■ **TASK TO CARRY OUT**
Go through the data and copy every line exactly, but not the images.

■ **INFORMATION SHOWN**
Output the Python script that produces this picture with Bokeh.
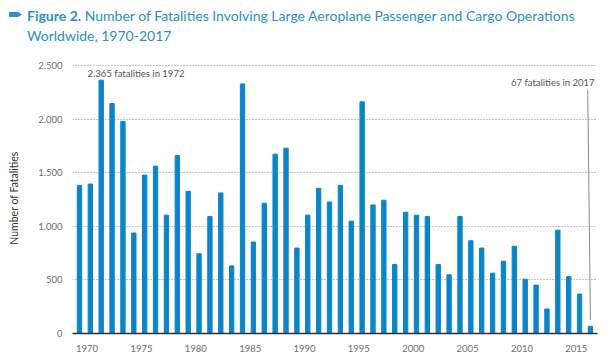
from bokeh.plotting import figure
from bokeh.layouts import column
from bokeh.models import FixedTicker, Label, Range1d, Div
from bokeh.embed import file_html
from bokeh.resources import INLINE

# ---- data ----
years = list(range(1970, 2018))
fatalities = [1383, 1395, 2365, 2147, 1980, 938, 1479, 1562, 1105, 1661, 1327, 745,
              1092, 1312, 631, 2330,
              854, 1216, 1674, 1730, 798, 1105, 1355, 1228, 1383, 1049, 2163, 1200,
              1244, 644, 1132, 1105,
              1092, 644, 548, 1092, 866, 798, 563, 675, 814, 507, 452, 229, 965, 532,
              368, 67]
x_tick_years = [1970, 1975, 1980, 1985, 1990, 1995, 2000, 2005, 2010, 2015]
x_tick_labels = ["1970", "1975", "1980", "1985", "1990", "1995", "2000", "2005", "2010", "2015"]
y_ticks = [0, 500, 1000, 1500, 2000, 2500]
y_tick_labels = ["0", "500", "1.000", "1.500", "2.000", "2.500"]
title_bold = "Figure 2."
title_rest = "Number of Fatalities Involving Large Aeroplane Passenger and Cargo Operations"
title_line2 = "Worldwide, 1970-2017"
y_title = "Number of Fatalities"
note_max = "2.365 fatalities in 1972"
note_last = "67 fatalities in 2017"

FONT = "Lato"
BLUE = "#0b85ca"
TITLE_BLUE = "#2a8fcb"
GREY = "#6e6e6e"

title_html = (
    f'<div style="position:relative;width:612px;height:56px;font-family:{FONT};'
    f'font-size:14px;line-height:20px;color:{TITLE_BLUE};white-space:nowrap;">'
    f'<span style="position:absolute;left:9px;top:12px;width:13px;height:5px;'
    f'background:{TITLE_BLUE};border-radius:1px;'
    f'clip-path:polygon(0 0,70% 0,100% 50%,70% 100%,0 100%);"></span>'
    f'<div style="position:absolute;left:27px;top:6px;">'
    f'<b>{title_bold}</b> {title_rest}<br>{title_line2}</div></div>'
)
header = Div(text=title_html, width=612, height=56, margin=(0, 0, 0, 0))

p = figure(width=612, height=302, output_backend="svg", toolbar_location=None,
           x_range=Range1d(1969.36, 2017.65), y_range=Range1d(0, 2530),
           min_border_left=72, min_border_right=15, min_border_top=6,
           min_border_bottom=25, margin=(0, 0, 0, 0))
p.outline_line_color = None
p.background_fill_color = "white"
p.border_fill_color = "white"

p.vbar(x=years, top=fatalities, width=0.4, color=BLUE)

# axes
label_offset = 0.7
xt = [round(y + label_offset, 2) for y in x_tick_years]
p.xaxis.ticker = FixedTicker(ticks=xt)
p.xaxis.major_label_overrides = {t: l for t, l in zip(xt, x_tick_labels)}
p.xaxis.major_tick_line_color = None
p.xaxis.major_tick_out = 0
p.xaxis.major_tick_in = 0
p.xaxis.minor_tick_line_color = None
p.xaxis.minor_tick_out = 0
p.xaxis.axis_line_color = "#333333"
p.xaxis.axis_line_width = 1.5
p.xaxis.major_label_standoff = 11
p.xaxis.major_label_text_font = FONT
p.xaxis.major_label_text_font_size = "9.5px"
p.xaxis.major_label_text_color = GREY

p.yaxis.ticker = FixedTicker(ticks=y_ticks)
p.yaxis.major_label_overrides = {t: l for t, l in zip(y_ticks, y_tick_labels)}
p.yaxis.major_tick_line_color = None
p.yaxis.major_tick_out = 0
p.yaxis.major_tick_in = 0
p.yaxis.minor_tick_line_color = None
p.yaxis.minor_tick_out = 0
p.yaxis.axis_line_color = None
p.yaxis.major_label_standoff = 10
p.yaxis.major_label_text_font = FONT
p.yaxis.major_label_text_font_size = "9.5px"
p.yaxis.major_label_text_color = GREY
p.yaxis.axis_label = y_title
p.yaxis.axis_label_text_font = FONT
p.yaxis.axis_label_text_font_size = "10.5px"
p.yaxis.axis_label_text_font_style = "normal"
p.yaxis.axis_label_text_color = "#333333"
p.yaxis.axis_label_standoff = 15

p.xgrid.grid_line_color = None
p.ygrid.grid_line_color = "#8a8a8a"
p.ygrid.grid_line_dash = "1 2"
p.ygrid.grid_line_width = 1

# annotations
p.add_layout(Label(x=1970.75, y=2425, text=note_max, text_font=FONT,
                   text_font_size="9.5px", text_color="#555555",
                   text_baseline="middle", text_align="left"))
p.add_layout(Label(x=2017.38, y=2344, text=note_last, text_font=FONT,
                   text_font_size="9.5px", text_color="#555555",
                   text_baseline="middle", text_align="right"))
p.segment(x0=[2016.75], y0=[2276], x1=[2017.0], y1=[125], line_color="#8a8a8a",
          line_width=1)

layout = column(header, p, spacing=0, margin=(0, 0, 0, 0))
open("out.html", "w").write(file_html(layout, INLINE))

■ **REPLY**
Output the Python script that produces this picture with Bokeh.
from bokeh.plotting import figure
from bokeh.layouts import column
from bokeh.models import FixedTicker, Label, Range1d, Div
from bokeh.embed import file_html
from bokeh.resources import INLINE

# ---- data ----
years = list(range(1970, 2018))
fatalities = [1383, 1395, 2365, 2147, 1980, 938, 1479, 1562, 1105, 1661, 1327, 745,
              1092, 1312, 631, 2330,
              854, 1216, 1674, 1730, 798, 1105, 1355, 1228, 1383, 1049, 2163, 1200,
              1244, 644, 1132, 1105,
              1092, 644, 548, 1092, 866, 798, 563, 675, 814, 507, 452, 229, 965, 532,
              368, 67]
x_tick_years = [1970, 1975, 1980, 1985, 1990, 1995, 2000, 2005, 2010, 2015]
x_tick_labels = ["1970", "1975", "1980", "1985", "1990", "1995", "2000", "2005", "2010", "2015"]
y_ticks = [0, 500, 1000, 1500, 2000, 2500]
y_tick_labels = ["0", "500", "1.000", "1.500", "2.000", "2.500"]
title_bold = "Figure 2."
title_rest = "Number of Fatalities Involving Large Aeroplane Passenger and Cargo Operations"
title_line2 = "Worldwide, 1970-2017"
y_title = "Number of Fatalities"
note_max = "2.365 fatalities in 1972"
note_last = "67 fatalities in 2017"

FONT = "Lato"
BLUE = "#0b85ca"
TITLE_BLUE = "#2a8fcb"
GREY = "#6e6e6e"

title_html = (
    f'<div style="position:relative;width:612px;height:56px;font-family:{FONT};'
    f'font-size:14px;line-height:20px;color:{TITLE_BLUE};white-space:nowrap;">'
    f'<span style="position:absolute;left:9px;top:12px;width:13px;height:5px;'
    f'background:{TITLE_BLUE};border-radius:1px;'
    f'clip-path:polygon(0 0,70% 0,100% 50%,70% 100%,0 100%);"></span>'
    f'<div style="position:absolute;left:27px;top:6px;">'
    f'<b>{title_bold}</b> {title_rest}<br>{title_line2}</div></div>'
)
header = Div(text=title_html, width=612, height=56, margin=(0, 0, 0, 0))

p = figure(width=612, height=302, output_backend="svg", toolbar_location=None,
           x_range=Range1d(1969.36, 2017.65), y_range=Range1d(0, 2530),
           min_border_left=72, min_border_right=15, min_border_top=6,
           min_border_bottom=25, margin=(0, 0, 0, 0))
p.outline_line_color = None
p.background_fill_color = "white"
p.border_fill_color = "white"

p.vbar(x=years, top=fatalities, width=0.4, color=BLUE)

# axes
label_offset = 0.7
xt = [round(y + label_offset, 2) for y in x_tick_years]
p.xaxis.ticker = FixedTicker(ticks=xt)
p.xaxis.major_label_overrides = {t: l for t, l in zip(xt, x_tick_labels)}
p.xaxis.major_tick_line_color = None
p.xaxis.major_tick_out = 0
p.xaxis.major_tick_in = 0
p.xaxis.minor_tick_line_color = None
p.xaxis.minor_tick_out = 0
p.xaxis.axis_line_color = "#333333"
p.xaxis.axis_line_width = 1.5
p.xaxis.major_label_standoff = 11
p.xaxis.major_label_text_font = FONT
p.xaxis.major_label_text_font_size = "9.5px"
p.xaxis.major_label_text_color = GREY

p.yaxis.ticker = FixedTicker(ticks=y_ticks)
p.yaxis.major_label_overrides = {t: l for t, l in zip(y_ticks, y_tick_labels)}
p.yaxis.major_tick_line_color = None
p.yaxis.major_tick_out = 0
p.yaxis.major_tick_in = 0
p.yaxis.minor_tick_line_color = None
p.yaxis.minor_tick_out = 0
p.yaxis.axis_line_color = None
p.yaxis.major_label_standoff = 10
p.yaxis.major_label_text_font = FONT
p.yaxis.major_label_text_font_size = "9.5px"
p.yaxis.major_label_text_color = GREY
p.yaxis.axis_label = y_title
p.yaxis.axis_label_text_font = FONT
p.yaxis.axis_label_text_font_size = "10.5px"
p.yaxis.axis_label_text_font_style = "normal"
p.yaxis.axis_label_text_color = "#333333"
p.yaxis.axis_label_standoff = 15

p.xgrid.grid_line_color = None
p.ygrid.grid_line_color = "#8a8a8a"
p.ygrid.grid_line_dash = "1 2"
p.ygrid.grid_line_width = 1

# annotations
p.add_layout(Label(x=1970.75, y=2425, text=note_max, text_font=FONT,
                   text_font_size="9.5px", text_color="#555555",
                   text_baseline="middle", text_align="left"))
p.add_layout(Label(x=2017.38, y=2344, text=note_last, text_font=FONT,
                   text_font_size="9.5px", text_color="#555555",
                   text_baseline="middle", text_align="right"))
p.segment(x0=[2016.75], y0=[2276], x1=[2017.0], y1=[125], line_color="#8a8a8a",
          line_width=1)

layout = column(header, p, spacing=0, margin=(0, 0, 0, 0))
open("out.html", "w").write(file_html(layout, INLINE))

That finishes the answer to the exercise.